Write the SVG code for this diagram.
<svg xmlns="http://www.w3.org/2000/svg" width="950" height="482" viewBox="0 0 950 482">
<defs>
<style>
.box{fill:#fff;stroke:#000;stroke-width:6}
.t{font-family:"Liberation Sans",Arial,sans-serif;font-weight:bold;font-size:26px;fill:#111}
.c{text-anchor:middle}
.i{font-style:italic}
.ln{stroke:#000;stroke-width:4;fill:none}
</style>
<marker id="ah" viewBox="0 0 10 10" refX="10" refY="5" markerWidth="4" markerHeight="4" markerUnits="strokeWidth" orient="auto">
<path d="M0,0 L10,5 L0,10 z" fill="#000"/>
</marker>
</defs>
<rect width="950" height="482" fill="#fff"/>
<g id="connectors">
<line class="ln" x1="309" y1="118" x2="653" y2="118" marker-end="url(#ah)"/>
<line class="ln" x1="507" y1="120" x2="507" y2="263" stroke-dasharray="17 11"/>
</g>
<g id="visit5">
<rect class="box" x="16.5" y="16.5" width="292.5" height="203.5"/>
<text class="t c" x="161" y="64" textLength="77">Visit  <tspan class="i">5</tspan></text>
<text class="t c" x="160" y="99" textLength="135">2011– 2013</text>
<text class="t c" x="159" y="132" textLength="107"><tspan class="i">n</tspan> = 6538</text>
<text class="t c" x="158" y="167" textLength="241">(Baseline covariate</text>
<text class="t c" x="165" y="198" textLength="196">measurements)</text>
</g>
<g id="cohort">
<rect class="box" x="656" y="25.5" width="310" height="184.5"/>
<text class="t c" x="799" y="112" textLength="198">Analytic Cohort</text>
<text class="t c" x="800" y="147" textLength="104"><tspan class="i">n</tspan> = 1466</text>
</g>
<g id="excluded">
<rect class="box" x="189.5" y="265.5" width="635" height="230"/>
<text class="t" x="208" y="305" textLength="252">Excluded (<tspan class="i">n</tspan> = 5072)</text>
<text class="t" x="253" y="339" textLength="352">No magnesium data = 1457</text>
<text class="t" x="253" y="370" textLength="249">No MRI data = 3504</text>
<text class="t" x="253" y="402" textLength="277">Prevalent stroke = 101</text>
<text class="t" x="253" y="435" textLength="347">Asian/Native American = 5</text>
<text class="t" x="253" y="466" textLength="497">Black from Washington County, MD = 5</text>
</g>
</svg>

* _TASK GOAL_
Output the complete data exactly as written.

* _SOLUTION FOR THIS PROBLEM_
Write the SVG code for this diagram.
<svg xmlns="http://www.w3.org/2000/svg" width="950" height="482" viewBox="0 0 950 482">
<defs>
<style>
.box{fill:#fff;stroke:#000;stroke-width:6}
.t{font-family:"Liberation Sans",Arial,sans-serif;font-weight:bold;font-size:26px;fill:#111}
.c{text-anchor:middle}
.i{font-style:italic}
.ln{stroke:#000;stroke-width:4;fill:none}
</style>
<marker id="ah" viewBox="0 0 10 10" refX="10" refY="5" markerWidth="4" markerHeight="4" markerUnits="strokeWidth" orient="auto">
<path d="M0,0 L10,5 L0,10 z" fill="#000"/>
</marker>
</defs>
<rect width="950" height="482" fill="#fff"/>
<g id="connectors">
<line class="ln" x1="309" y1="118" x2="653" y2="118" marker-end="url(#ah)"/>
<line class="ln" x1="507" y1="120" x2="507" y2="263" stroke-dasharray="17 11"/>
</g>
<g id="visit5">
<rect class="box" x="16.5" y="16.5" width="292.5" height="203.5"/>
<text class="t c" x="161" y="64" textLength="77">Visit  <tspan class="i">5</tspan></text>
<text class="t c" x="160" y="99" textLength="135">2011– 2013</text>
<text class="t c" x="159" y="132" textLength="107"><tspan class="i">n</tspan> = 6538</text>
<text class="t c" x="158" y="167" textLength="241">(Baseline covariate</text>
<text class="t c" x="165" y="198" textLength="196">measurements)</text>
</g>
<g id="cohort">
<rect class="box" x="656" y="25.5" width="310" height="184.5"/>
<text class="t c" x="799" y="112" textLength="198">Analytic Cohort</text>
<text class="t c" x="800" y="147" textLength="104"><tspan class="i">n</tspan> = 1466</text>
</g>
<g id="excluded">
<rect class="box" x="189.5" y="265.5" width="635" height="230"/>
<text class="t" x="208" y="305" textLength="252">Excluded (<tspan class="i">n</tspan> = 5072)</text>
<text class="t" x="253" y="339" textLength="352">No magnesium data = 1457</text>
<text class="t" x="253" y="370" textLength="249">No MRI data = 3504</text>
<text class="t" x="253" y="402" textLength="277">Prevalent stroke = 101</text>
<text class="t" x="253" y="435" textLength="347">Asian/Native American = 5</text>
<text class="t" x="253" y="466" textLength="497">Black from Washington County, MD = 5</text>
</g>
</svg>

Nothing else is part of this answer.